90 minutes / Color
English; French / English subtitles
Closed Captioned
Release: 2015
Copyright: 2014
"Buying landscapes, protecting landscapes, accumulating new landscapes-it's a phenomenal opportunity." -Steve Morgan, CEO, Wildlands Inc.
BANKING NATURE is a film about the growing movement to monetize the natural world: to turn endangered species and threatened areas into instruments of profit.
It's a worldview that posits capital and markets as the planet's salvation-turning nature into "natural capital." In this view, the best way to protect endangered species and habitats is to assign them dollar values and measure the "ecosystem services" they provide. These services can then be converted into securitized financial products.
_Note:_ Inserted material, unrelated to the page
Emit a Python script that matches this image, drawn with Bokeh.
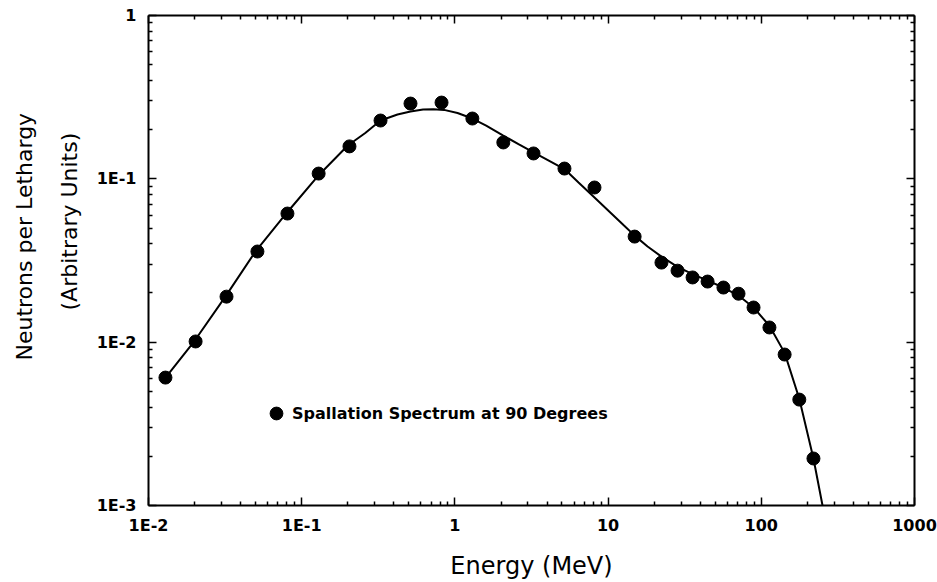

The results can be grotesque. In Uganda, we meet men who measure trees to determine how much carbon they store-and a banker from the German firm that sells the resulting carbon credits. Meanwhile, in Brazil, steel giant Vale destroys rainforest, replaces it with tree plantations, and reaps the benefits of environmental credits.
Can we trust the same people whose mismanagement of the mortgage market led to a global economic meltdown to safeguard nature, by turning it into financial instruments for speculators?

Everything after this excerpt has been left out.